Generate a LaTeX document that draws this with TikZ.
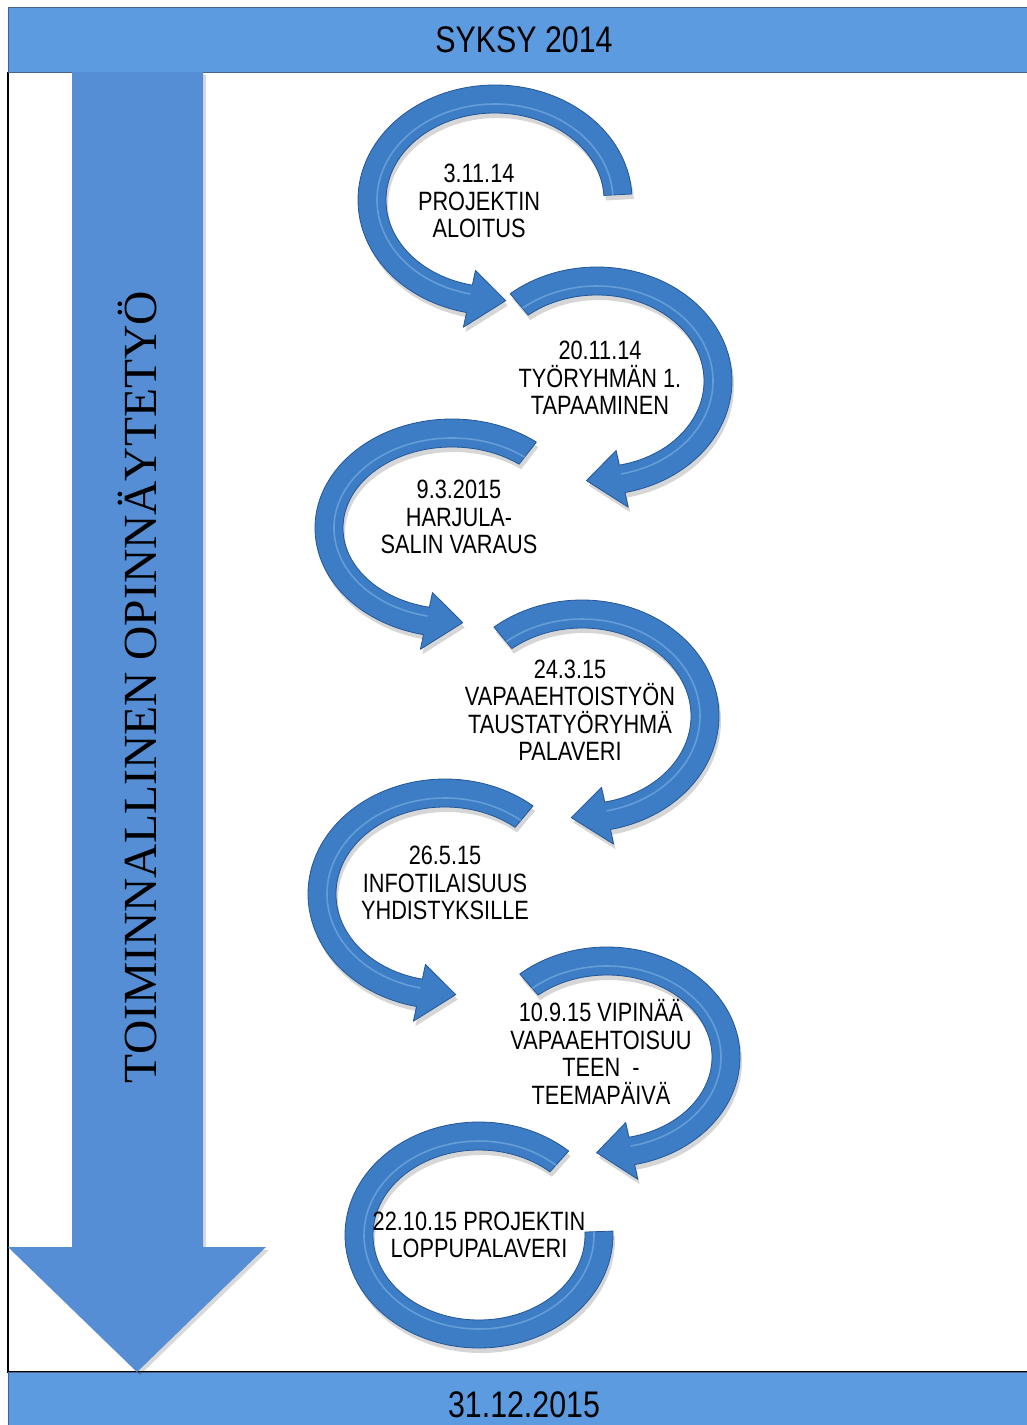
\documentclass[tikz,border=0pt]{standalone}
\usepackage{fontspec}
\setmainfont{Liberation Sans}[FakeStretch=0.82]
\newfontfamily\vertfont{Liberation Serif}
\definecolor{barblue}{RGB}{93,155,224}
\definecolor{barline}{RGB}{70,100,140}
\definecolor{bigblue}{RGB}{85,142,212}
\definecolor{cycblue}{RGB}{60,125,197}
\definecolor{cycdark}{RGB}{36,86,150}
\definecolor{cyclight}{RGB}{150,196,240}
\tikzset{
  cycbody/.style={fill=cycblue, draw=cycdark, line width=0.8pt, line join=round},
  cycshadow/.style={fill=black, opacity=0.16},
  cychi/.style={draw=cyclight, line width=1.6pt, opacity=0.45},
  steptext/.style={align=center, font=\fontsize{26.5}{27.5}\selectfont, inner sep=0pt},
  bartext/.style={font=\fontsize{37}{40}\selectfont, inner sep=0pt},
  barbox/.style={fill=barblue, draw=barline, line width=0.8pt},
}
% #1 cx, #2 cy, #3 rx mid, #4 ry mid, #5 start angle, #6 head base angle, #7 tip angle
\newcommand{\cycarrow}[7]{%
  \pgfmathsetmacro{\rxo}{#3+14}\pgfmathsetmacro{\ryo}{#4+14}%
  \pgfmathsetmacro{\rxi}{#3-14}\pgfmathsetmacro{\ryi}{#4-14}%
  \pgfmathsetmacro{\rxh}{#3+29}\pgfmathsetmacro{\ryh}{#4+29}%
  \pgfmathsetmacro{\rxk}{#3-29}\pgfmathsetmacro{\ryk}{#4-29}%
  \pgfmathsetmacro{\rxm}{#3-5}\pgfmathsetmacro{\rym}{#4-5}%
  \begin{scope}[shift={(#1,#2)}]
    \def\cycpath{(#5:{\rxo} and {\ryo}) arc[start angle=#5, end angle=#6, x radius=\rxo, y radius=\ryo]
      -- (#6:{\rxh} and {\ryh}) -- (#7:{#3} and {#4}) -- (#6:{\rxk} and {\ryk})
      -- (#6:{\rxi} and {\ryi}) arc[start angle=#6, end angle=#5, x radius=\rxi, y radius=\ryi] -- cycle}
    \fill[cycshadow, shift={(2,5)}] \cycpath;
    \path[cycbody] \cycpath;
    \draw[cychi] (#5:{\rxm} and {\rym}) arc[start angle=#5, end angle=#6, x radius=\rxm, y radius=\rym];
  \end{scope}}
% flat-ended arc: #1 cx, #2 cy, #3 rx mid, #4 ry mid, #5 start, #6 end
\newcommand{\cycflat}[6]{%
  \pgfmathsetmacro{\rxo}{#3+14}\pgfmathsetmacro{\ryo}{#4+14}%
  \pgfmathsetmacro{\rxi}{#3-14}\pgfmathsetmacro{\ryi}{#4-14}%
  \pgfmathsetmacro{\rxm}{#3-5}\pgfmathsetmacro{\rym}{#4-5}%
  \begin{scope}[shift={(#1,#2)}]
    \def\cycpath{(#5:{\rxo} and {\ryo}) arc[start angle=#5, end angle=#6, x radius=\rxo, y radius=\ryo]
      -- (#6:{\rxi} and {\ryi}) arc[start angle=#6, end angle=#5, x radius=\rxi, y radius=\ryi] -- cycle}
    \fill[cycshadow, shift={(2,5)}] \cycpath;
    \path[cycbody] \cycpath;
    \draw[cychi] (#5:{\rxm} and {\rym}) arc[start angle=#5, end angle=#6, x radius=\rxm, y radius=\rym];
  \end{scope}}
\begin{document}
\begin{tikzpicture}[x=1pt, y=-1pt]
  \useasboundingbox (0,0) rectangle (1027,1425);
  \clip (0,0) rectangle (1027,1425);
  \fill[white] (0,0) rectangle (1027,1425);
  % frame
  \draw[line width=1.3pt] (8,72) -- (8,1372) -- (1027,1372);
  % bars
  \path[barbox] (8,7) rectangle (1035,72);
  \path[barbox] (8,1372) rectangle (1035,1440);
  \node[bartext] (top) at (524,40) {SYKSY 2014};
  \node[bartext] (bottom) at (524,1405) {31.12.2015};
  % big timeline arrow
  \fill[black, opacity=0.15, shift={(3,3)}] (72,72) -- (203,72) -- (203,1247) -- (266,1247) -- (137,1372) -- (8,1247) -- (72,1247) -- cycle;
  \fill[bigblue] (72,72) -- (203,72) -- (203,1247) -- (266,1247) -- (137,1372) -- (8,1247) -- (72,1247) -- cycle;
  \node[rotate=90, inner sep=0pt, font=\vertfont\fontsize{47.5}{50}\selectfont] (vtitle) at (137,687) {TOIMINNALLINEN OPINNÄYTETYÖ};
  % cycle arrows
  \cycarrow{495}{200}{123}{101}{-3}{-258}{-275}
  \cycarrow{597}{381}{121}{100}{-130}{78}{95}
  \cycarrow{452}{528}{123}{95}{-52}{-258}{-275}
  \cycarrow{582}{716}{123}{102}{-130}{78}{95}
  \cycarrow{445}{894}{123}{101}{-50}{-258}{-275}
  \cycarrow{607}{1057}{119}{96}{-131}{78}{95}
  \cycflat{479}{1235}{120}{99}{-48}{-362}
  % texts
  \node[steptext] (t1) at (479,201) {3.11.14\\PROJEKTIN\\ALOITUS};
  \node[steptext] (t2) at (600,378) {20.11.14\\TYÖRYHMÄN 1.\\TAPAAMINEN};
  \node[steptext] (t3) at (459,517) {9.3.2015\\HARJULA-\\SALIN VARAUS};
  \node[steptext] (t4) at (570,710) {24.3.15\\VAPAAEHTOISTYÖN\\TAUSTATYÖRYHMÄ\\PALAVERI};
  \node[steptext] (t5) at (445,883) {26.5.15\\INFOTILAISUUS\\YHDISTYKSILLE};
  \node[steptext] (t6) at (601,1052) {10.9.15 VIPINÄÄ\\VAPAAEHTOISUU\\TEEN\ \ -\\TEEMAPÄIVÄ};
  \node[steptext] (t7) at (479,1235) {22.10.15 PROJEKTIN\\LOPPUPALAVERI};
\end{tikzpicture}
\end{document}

### TASK GOAL
Leaving the pictures aside, transcribe the entire listing exactly.

### COMPLETE RESPONSE
Generate a LaTeX document that draws this with TikZ.
\documentclass[tikz,border=0pt]{standalone}
\usepackage{fontspec}
\setmainfont{Liberation Sans}[FakeStretch=0.82]
\newfontfamily\vertfont{Liberation Serif}
\definecolor{barblue}{RGB}{93,155,224}
\definecolor{barline}{RGB}{70,100,140}
\definecolor{bigblue}{RGB}{85,142,212}
\definecolor{cycblue}{RGB}{60,125,197}
\definecolor{cycdark}{RGB}{36,86,150}
\definecolor{cyclight}{RGB}{150,196,240}
\tikzset{
  cycbody/.style={fill=cycblue, draw=cycdark, line width=0.8pt, line join=round},
  cycshadow/.style={fill=black, opacity=0.16},
  cychi/.style={draw=cyclight, line width=1.6pt, opacity=0.45},
  steptext/.style={align=center, font=\fontsize{26.5}{27.5}\selectfont, inner sep=0pt},
  bartext/.style={font=\fontsize{37}{40}\selectfont, inner sep=0pt},
  barbox/.style={fill=barblue, draw=barline, line width=0.8pt},
}
% #1 cx, #2 cy, #3 rx mid, #4 ry mid, #5 start angle, #6 head base angle, #7 tip angle
\newcommand{\cycarrow}[7]{%
  \pgfmathsetmacro{\rxo}{#3+14}\pgfmathsetmacro{\ryo}{#4+14}%
  \pgfmathsetmacro{\rxi}{#3-14}\pgfmathsetmacro{\ryi}{#4-14}%
  \pgfmathsetmacro{\rxh}{#3+29}\pgfmathsetmacro{\ryh}{#4+29}%
  \pgfmathsetmacro{\rxk}{#3-29}\pgfmathsetmacro{\ryk}{#4-29}%
  \pgfmathsetmacro{\rxm}{#3-5}\pgfmathsetmacro{\rym}{#4-5}%
  \begin{scope}[shift={(#1,#2)}]
    \def\cycpath{(#5:{\rxo} and {\ryo}) arc[start angle=#5, end angle=#6, x radius=\rxo, y radius=\ryo]
      -- (#6:{\rxh} and {\ryh}) -- (#7:{#3} and {#4}) -- (#6:{\rxk} and {\ryk})
      -- (#6:{\rxi} and {\ryi}) arc[start angle=#6, end angle=#5, x radius=\rxi, y radius=\ryi] -- cycle}
    \fill[cycshadow, shift={(2,5)}] \cycpath;
    \path[cycbody] \cycpath;
    \draw[cychi] (#5:{\rxm} and {\rym}) arc[start angle=#5, end angle=#6, x radius=\rxm, y radius=\rym];
  \end{scope}}
% flat-ended arc: #1 cx, #2 cy, #3 rx mid, #4 ry mid, #5 start, #6 end
\newcommand{\cycflat}[6]{%
  \pgfmathsetmacro{\rxo}{#3+14}\pgfmathsetmacro{\ryo}{#4+14}%
  \pgfmathsetmacro{\rxi}{#3-14}\pgfmathsetmacro{\ryi}{#4-14}%
  \pgfmathsetmacro{\rxm}{#3-5}\pgfmathsetmacro{\rym}{#4-5}%
  \begin{scope}[shift={(#1,#2)}]
    \def\cycpath{(#5:{\rxo} and {\ryo}) arc[start angle=#5, end angle=#6, x radius=\rxo, y radius=\ryo]
      -- (#6:{\rxi} and {\ryi}) arc[start angle=#6, end angle=#5, x radius=\rxi, y radius=\ryi] -- cycle}
    \fill[cycshadow, shift={(2,5)}] \cycpath;
    \path[cycbody] \cycpath;
    \draw[cychi] (#5:{\rxm} and {\rym}) arc[start angle=#5, end angle=#6, x radius=\rxm, y radius=\rym];
  \end{scope}}
\begin{document}
\begin{tikzpicture}[x=1pt, y=-1pt]
  \useasboundingbox (0,0) rectangle (1027,1425);
  \clip (0,0) rectangle (1027,1425);
  \fill[white] (0,0) rectangle (1027,1425);
  % frame
  \draw[line width=1.3pt] (8,72) -- (8,1372) -- (1027,1372);
  % bars
  \path[barbox] (8,7) rectangle (1035,72);
  \path[barbox] (8,1372) rectangle (1035,1440);
  \node[bartext] (top) at (524,40) {SYKSY 2014};
  \node[bartext] (bottom) at (524,1405) {31.12.2015};
  % big timeline arrow
  \fill[black, opacity=0.15, shift={(3,3)}] (72,72) -- (203,72) -- (203,1247) -- (266,1247) -- (137,1372) -- (8,1247) -- (72,1247) -- cycle;
  \fill[bigblue] (72,72) -- (203,72) -- (203,1247) -- (266,1247) -- (137,1372) -- (8,1247) -- (72,1247) -- cycle;
  \node[rotate=90, inner sep=0pt, font=\vertfont\fontsize{47.5}{50}\selectfont] (vtitle) at (137,687) {TOIMINNALLINEN OPINNÄYTETYÖ};
  % cycle arrows
  \cycarrow{495}{200}{123}{101}{-3}{-258}{-275}
  \cycarrow{597}{381}{121}{100}{-130}{78}{95}
  \cycarrow{452}{528}{123}{95}{-52}{-258}{-275}
  \cycarrow{582}{716}{123}{102}{-130}{78}{95}
  \cycarrow{445}{894}{123}{101}{-50}{-258}{-275}
  \cycarrow{607}{1057}{119}{96}{-131}{78}{95}
  \cycflat{479}{1235}{120}{99}{-48}{-362}
  % texts
  \node[steptext] (t1) at (479,201) {3.11.14\\PROJEKTIN\\ALOITUS};
  \node[steptext] (t2) at (600,378) {20.11.14\\TYÖRYHMÄN 1.\\TAPAAMINEN};
  \node[steptext] (t3) at (459,517) {9.3.2015\\HARJULA-\\SALIN VARAUS};
  \node[steptext] (t4) at (570,710) {24.3.15\\VAPAAEHTOISTYÖN\\TAUSTATYÖRYHMÄ\\PALAVERI};
  \node[steptext] (t5) at (445,883) {26.5.15\\INFOTILAISUUS\\YHDISTYKSILLE};
  \node[steptext] (t6) at (601,1052) {10.9.15 VIPINÄÄ\\VAPAAEHTOISUU\\TEEN\ \ -\\TEEMAPÄIVÄ};
  \node[steptext] (t7) at (479,1235) {22.10.15 PROJEKTIN\\LOPPUPALAVERI};
\end{tikzpicture}
\end{document}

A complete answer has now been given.